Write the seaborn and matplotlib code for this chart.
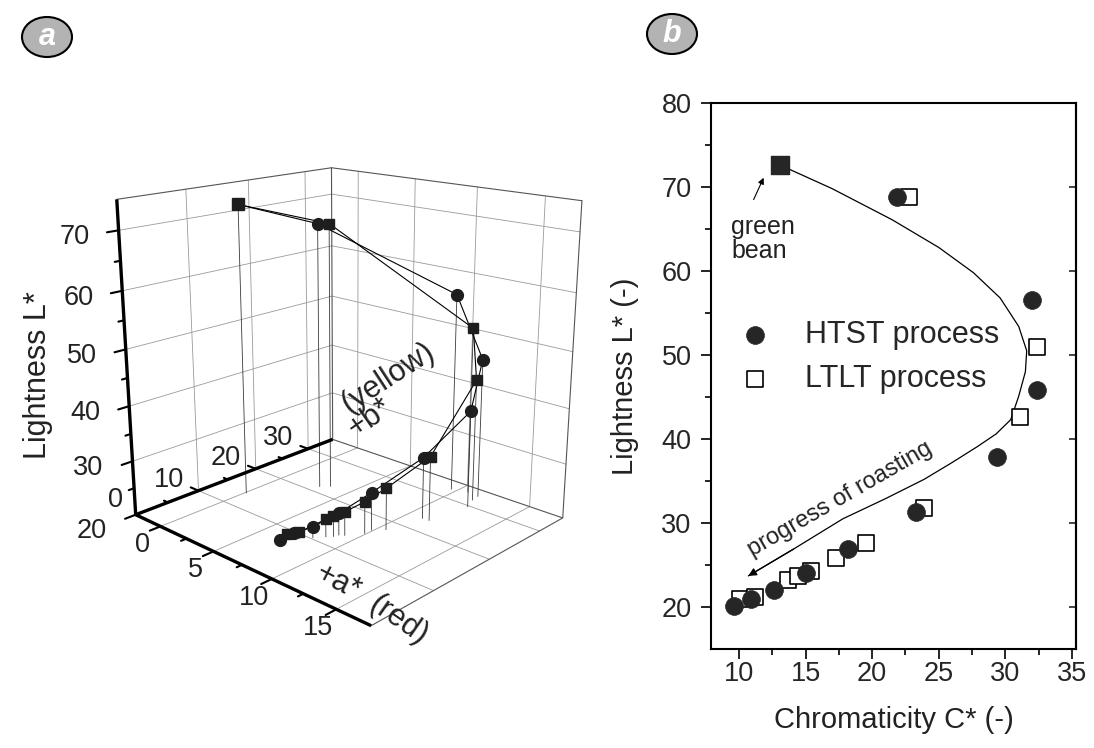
import numpy as np
import matplotlib
matplotlib.use("Agg")
import matplotlib.pyplot as plt
import seaborn as sns
from matplotlib.patches import Ellipse

sns.set_theme(style="white")
plt.rcParams["font.family"] = ["Liberation Sans", "DejaVu Sans"]

# ---------------- panel b data: chromaticity C* and lightness L* ----------------
htst_C = [9.6, 10.9, 12.6, 15.0, 18.2, 23.3, 29.4, 32.4, 32.0, 21.9]
htst_L = [20.1, 21.0, 22.0, 24.0, 26.9, 31.3, 37.9, 45.8, 56.6, 68.8]
ltlt_C = [10.1, 11.2, 13.7, 14.4, 15.4, 17.3, 19.5, 23.9, 31.1, 32.4, 22.8]
ltlt_L = [21.0, 21.2, 23.2, 23.7, 24.3, 25.8, 27.6, 31.8, 42.6, 50.9, 68.8]
bean_C = [13.1]
bean_L = [72.6]
# hand-drawn trend curve
curve_C = [13.1, 17.0, 21.5, 25.0, 27.6, 29.6, 31.0, 31.6, 31.5, 31.0, 30.4,
           29.3, 27.9, 26.0, 23.9, 21.0, 17.8, 14.1, 10.7]
curve_L = [72.6, 69.8, 66.1, 62.8, 59.8, 56.8, 53.4, 50.5, 48.0, 45.1, 42.3,
           40.6, 39.1, 37.2, 35.2, 32.9, 30.5, 26.9, 23.7]
xticks_b = [10, 15, 20, 25, 30, 35]
yticks_b = [20, 30, 40, 50, 60, 70, 80]

# ---------------- panel a data: a*, b*, L* ----------------
htst_a = [6.8, 7.3, 8.0, 8.9, 9.9, 11.1, 12.1, 11.6, 9.6, 2.9]
htst_b = [7.2, 8.6, 10.3, 12.9, 16.5, 23.2, 29.7, 33.1, 32.6, 21.6]
ltlt_a = [7.0, 7.5, 8.5, 8.8, 9.2, 9.9, 10.5, 11.6, 11.7, 10.7, 3.4]
ltlt_b = [7.9, 9.0, 11.5, 12.2, 13.3, 15.3, 17.8, 23.3, 31.7, 33.3, 22.6]
bean_a = [0.1]
bean_b = [13.7]
a_ticks = [0, 5, 10, 15]
b_ticks = [0, 10, 20, 30]
L_ticks = [20, 30, 40, 50, 60, 70]
a_lim = (-2.5, 17.5)
b_lim = (0, 35)
L_lim = (20, 75)

W, H = 1094, 748
fig = plt.figure(figsize=(W / 100, H / 100), dpi=100)
fig.patch.set_facecolor("white")


def fx(px):
    return px / W


def fy(py):
    return 1 - py / H


# =============================== panel b ===============================
ax2 = fig.add_axes([fx(711), fy(649), fx(1076) - fx(711), fy(103) - fy(649)])
sns.scatterplot(x=ltlt_C, y=ltlt_L, ax=ax2, marker="s", s=135, facecolor="white",
                edgecolor="black", linewidth=1.2, label="LTLT process", zorder=3)
sns.scatterplot(x=htst_C, y=htst_L, ax=ax2, marker="o", s=165, color="#262626",
                edgecolor="#262626", linewidth=0.5, label="HTST process", zorder=4)
ax2.scatter(bean_C, bean_L, marker="s", s=150, color="#262626", zorder=5)
ax2.plot(curve_C, curve_L, color="black", lw=0.9, zorder=2)
ax2.annotate("", xy=(curve_C[-1], curve_L[-1]), xytext=(curve_C[-2], curve_L[-2]),
             arrowprops=dict(arrowstyle="-|>", color="black", lw=0.9,
                             mutation_scale=12, shrinkA=0, shrinkB=0))
ax2.set_xlim(7.9, 35.3)
ax2.set_ylim(15, 80)
ax2.set_xticks(xticks_b)
ax2.set_yticks(yticks_b)
ax2.set_xticks([t + 2.5 for t in xticks_b[:-1]], minor=True)
ax2.set_yticks([t + 5 for t in yticks_b[:-1]], minor=True)
ax2.tick_params(which="both", direction="out", color="black", width=1.2,
                labelsize=19.5, bottom=True, left=True)
ax2.tick_params(which="major", length=7)
ax2.tick_params(which="minor", length=4)
ax2.tick_params(axis="y", pad=7)
ax2.tick_params(axis="x", pad=1.5)
sec = ax2.secondary_yaxis("right")
sec.set_yticks(yticks_b)
sec.tick_params(direction="in", length=5, width=1.2, labelright=False)
for sp in ax2.spines.values():
    sp.set_color("black")
    sp.set_linewidth(1.5)
sec.spines["right"].set_linewidth(1.5)
ax2.set_xlabel("Chromaticity C* (-)", fontsize=21, labelpad=14, color="#222")
ax2.set_ylabel("Lightness L* (-)", fontsize=21, labelpad=16, color="#222")
handles, labels = ax2.get_legend_handles_labels()
order = [labels.index("HTST process"), labels.index("LTLT process")]
ax2.legend([handles[i] for i in order], [labels[i] for i in order],
           loc="center left", bbox_to_anchor=(fx(724), fy(357)),
           bbox_transform=fig.transFigure, frameon=False, fontsize=22,
           handlelength=1.0, handletextpad=1.15, labelspacing=0.45, borderpad=0)
ax2.text(9.4, 63.8, "green\nbean", fontsize=18, ha="left", va="center",
         linespacing=1.0, color="#222")
ax2.annotate("", xy=(11.85, 71.1), xytext=(11.1, 68.5),
             arrowprops=dict(arrowstyle="-|>", color="black", lw=0.8,
                             mutation_scale=9, shrinkA=0, shrinkB=0))
ax2.text(17.6, 32.8, "progress of roasting", fontsize=17, rotation=30,
         ha="center", va="center", rotation_mode="anchor", color="#222")

# =============================== panel a (3D) ===============================
ax3 = fig.add_axes([0.0, 0.08, 0.56, 0.82], projection="3d", computed_zorder=False)
ax3.set_xlim(*a_lim)
ax3.set_ylim(*b_lim)
ax3.set_zlim(*L_lim)
ax3.set_axis_off()
ax3.patch.set_visible(False)
amin, amax = a_lim
bmin, bmax = b_lim
Lmin, Lmax = L_lim

# reference positions (page pixels) of box corners / ticks used to set the view
ref_pts = np.array([
    [amin, 0, 20], [0, 0, 20], [5, 0, 20], [10, 0, 20], [15, 0, 20], [amax, 0, 20],
    [amin, 10, 20], [amin, 20, 20], [amin, 30, 20], [amin, 35, 20],
    [amin, 0, 30], [amin, 0, 40], [amin, 0, 50], [amin, 0, 60], [amin, 0, 70],
    [amin, 0, 75], [amin, 35, 75], [0, 35, 75], [5, 35, 75], [10, 35, 75],
    [15, 35, 75]], float)
ref_px = np.array([
    [135, 517], [160, 532], [213, 552], [272, 580], [337, 607], [372, 625],
    [200, 488], [255, 465], [310, 445], [335, 437],
    [132, 467], [128, 410], [127, 352], [122, 292], [117, 229],
    [118, 197], [335, 170], [360, 173], [415, 179], [474, 185], [540, 190]], float)
tgt = ref_px.copy()
tgt[:, 1] = -tgt[:, 1]


def proj2d(pts):
    M = ax3.get_proj()
    hom = np.column_stack([pts, np.ones(len(pts))]) @ M.T
    return hom[:, :2] / hom[:, 3:4]


def view_err(p):
    el, az, f, by, cz = p
    ax3.view_init(elev=el, azim=az)
    ax3.set_proj_type("persp", focal_length=f)
    ax3.set_box_aspect((1.0, by, cz))
    p2 = proj2d(ref_pts)
    pm, tm = p2.mean(0), tgt.mean(0)
    dp, dt = p2 - pm, tgt - tm
    s = (dp * dt).sum() / (dp ** 2).sum()
    if not np.isfinite(s) or s <= 0:
        return np.inf
    return ((dt - s * dp) ** 2).sum()


params = [15.0, -43.0, 0.4, 0.79, 0.93]
grids = [np.arange(0, 45.01, 0.5), np.arange(-75, -15.01, 0.5),
         np.arange(0.15, 2.001, 0.025), np.arange(0.4, 1.6001, 0.02),
         np.arange(0.5, 1.6001, 0.02)]
for _ in range(8):
    for i, g in enumerate(grids):
        best_e, best_v = np.inf, params[i]
        for v in g:
            trial = list(params)
            trial[i] = v
            e = view_err(trial)
            if e < best_e:
                best_e, best_v = e, v
        params[i] = best_v
view_err(params)

grid = dict(color="#9a9a9a", lw=0.6)
edge = dict(color="#555555", lw=0.8)
for bv in b_ticks[1:]:
    ax3.plot([amin, amin], [bv, bv], [Lmin, Lmax], **grid)
for Lv in L_ticks[1:]:
    ax3.plot([amin, amin], [bmin, bmax], [Lv, Lv], **grid)
for av in a_ticks:
    ax3.plot([av, av], [bmax, bmax], [Lmin, Lmax], **grid)
for Lv in L_ticks[1:]:
    ax3.plot([amin, amax], [bmax, bmax], [Lv, Lv], **grid)
for av in a_ticks:
    ax3.plot([av, av], [bmin, bmax], [Lmin, Lmin], **grid)
for bv in b_ticks[1:]:
    ax3.plot([amin, amax], [bv, bv], [Lmin, Lmin], **grid)
ax3.plot([amin, amin, amax], [bmin, bmax, bmax], [Lmax, Lmax, Lmax], **edge)
ax3.plot([amin, amin], [bmax, bmax], [Lmin, Lmax], **edge)
ax3.plot([amax, amax], [bmax, bmax], [Lmin, Lmax], **edge)
ax3.plot([amax, amax, amin], [bmin, bmax, bmax], [Lmin, Lmin, Lmin], **edge)

for av, bv, Lv in zip(htst_a + ltlt_a + bean_a, htst_b + ltlt_b + bean_b,
                      htst_L + ltlt_L + bean_L):
    ax3.plot([av, av], [bv, bv], [Lmin, Lv], color="#3a3a3a", lw=0.6)
ax3.plot(bean_a + htst_a[::-1], bean_b + htst_b[::-1], bean_L + htst_L[::-1],
         color="black", lw=0.8)
ax3.plot(bean_a + ltlt_a[::-1], bean_b + ltlt_b[::-1], bean_L + ltlt_L[::-1],
         color="black", lw=0.8)
ax3.plot(ltlt_a, ltlt_b, ltlt_L, ls="none", marker="s", ms=7.5, color="#1e1e1e")
ax3.plot(htst_a, htst_b, htst_L, ls="none", marker="o", ms=8.5, color="#1e1e1e")
ax3.plot(bean_a, bean_b, bean_L, ls="none", marker="s", ms=8, color="#1e1e1e")

ax_k = dict(color="black", lw=2.4, solid_capstyle="butt")
tk = dict(color="black", lw=1.5)
ax3.plot([amin, amin], [bmin, bmin], [Lmin, Lmax], **ax_k)
ax3.plot([amin, amin], [bmin, bmax], [Lmin, Lmin], **ax_k)
ax3.plot([amin, amax], [bmin, bmin], [Lmin, Lmin], **ax_k)
for Lv in L_ticks:
    for v, ln in ((Lv, 1.6), (Lv + 5, 0.8)):
        if v < Lmax:
            ax3.plot([amin, amin], [bmin, bmin - ln], [v, v], **tk)
for bv in b_ticks:
    for v, ln in ((bv, 0.8), (bv + 5, 0.4)):
        if 0 < v < bmax:
            ax3.plot([amin, amin - ln], [v, v], [Lmin, Lmin], **tk)
for av in a_ticks:
    for v, ln in ((av, 1.6), (av + 2.5, 0.8)):
        if v < amax:
            ax3.plot([v, v], [bmin, bmin - ln], [Lmin, Lmin], **tk)

# place the 3D box on the page
fig.canvas.draw()
disp = ax3.transData.transform(proj2d(ref_pts))
target = ref_px.copy()
target[:, 1] = H - target[:, 1]
pm, tm = disp.mean(0), target.mean(0)
s = ((disp - pm) * (target - tm)).sum() / ((disp - pm) ** 2).sum()
t = tm - s * pm
pos = ax3.get_position()
x0, y0 = pos.x0 * W, pos.y0 * H
w, h = pos.width * W, pos.height * H
ax3.set_position([(s * x0 + t[0]) / W, (s * y0 + t[1]) / H, s * w / W, s * h / H])
fig.canvas.draw()


def page_xy(pt):
    d = ax3.transData.transform(proj2d(np.array([pt], float)))[0]
    return d[0], H - d[1]


# tick labels of the 3D axes, offset from their ticks as in the reference
for Lv in L_ticks:
    px, py = page_xy([amin, bmin, Lv])
    dy = 16 if Lv == L_ticks[0] else 7
    fig.text(fx(px - 44), fy(py + dy), str(Lv), fontsize=19.5, ha="center",
             va="center", color="#222")
for bv in b_ticks:
    px, py = page_xy([amin, bv, Lmin])
    dx, dy = (-20, -15) if bv == b_ticks[0] else (-30, -11)
    fig.text(fx(px + dx), fy(py + dy), str(bv), fontsize=19.5, ha="center",
             va="center", color="#222")
for av in a_ticks:
    px, py = page_xy([av, bmin, Lmin])
    fig.text(fx(px - 18), fy(py + 19), str(av), fontsize=19.5, ha="center",
             va="center", color="#222")

# axis titles of panel a
fig.text(fx(38), fy(375), "Lightness L*", rotation=90, fontsize=22,
         ha="center", va="center", color="#222")
fig.text(fx(388), fy(378), "(yellow)", rotation=33, fontsize=22,
         ha="center", va="center", color="#222")
fig.text(fx(370), fy(418), "+b*", rotation=35, fontsize=22,
         ha="center", va="center", color="#222")
fig.text(fx(338), fy(582), "+a*", rotation=-27, fontsize=22,
         ha="center", va="center", color="#222")
fig.text(fx(398), fy(620), "(red)", rotation=-35, fontsize=22,
         ha="center", va="center", color="#222")

# panel letters
for cx, cy, letter in ((47, 37, "a"), (672, 34, "b")):
    fig.add_artist(Ellipse((fx(cx), fy(cy)), width=50 / W, height=40 / H,
                           transform=fig.transFigure, facecolor="#b3b3b3",
                           edgecolor="black", lw=1.5))
    fig.text(fx(cx), fy(cy), letter, fontsize=22, style="italic", weight="bold",
             color="white", ha="center", va="center")

fig.savefig("out.png", dpi=100)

= = = = = = =

* **Aim of the exercise**
Repeat the lines above, starting at the first and stopping after the line that holds "yticks_b = [20, 30, 40, 50, 60, 70, 80]", with the pictures left out.

* **Response**
Write the seaborn and matplotlib code for this chart.
import numpy as np
import matplotlib
matplotlib.use("Agg")
import matplotlib.pyplot as plt
import seaborn as sns
from matplotlib.patches import Ellipse

sns.set_theme(style="white")
plt.rcParams["font.family"] = ["Liberation Sans", "DejaVu Sans"]

# ---------------- panel b data: chromaticity C* and lightness L* ----------------
htst_C = [9.6, 10.9, 12.6, 15.0, 18.2, 23.3, 29.4, 32.4, 32.0, 21.9]
htst_L = [20.1, 21.0, 22.0, 24.0, 26.9, 31.3, 37.9, 45.8, 56.6, 68.8]
ltlt_C = [10.1, 11.2, 13.7, 14.4, 15.4, 17.3, 19.5, 23.9, 31.1, 32.4, 22.8]
ltlt_L = [21.0, 21.2, 23.2, 23.7, 24.3, 25.8, 27.6, 31.8, 42.6, 50.9, 68.8]
bean_C = [13.1]
bean_L = [72.6]
# hand-drawn trend curve
curve_C = [13.1, 17.0, 21.5, 25.0, 27.6, 29.6, 31.0, 31.6, 31.5, 31.0, 30.4,
           29.3, 27.9, 26.0, 23.9, 21.0, 17.8, 14.1, 10.7]
curve_L = [72.6, 69.8, 66.1, 62.8, 59.8, 56.8, 53.4, 50.5, 48.0, 45.1, 42.3,
           40.6, 39.1, 37.2, 35.2, 32.9, 30.5, 26.9, 23.7]
xticks_b = [10, 15, 20, 25, 30, 35]
yticks_b = [20, 30, 40, 50, 60, 70, 80]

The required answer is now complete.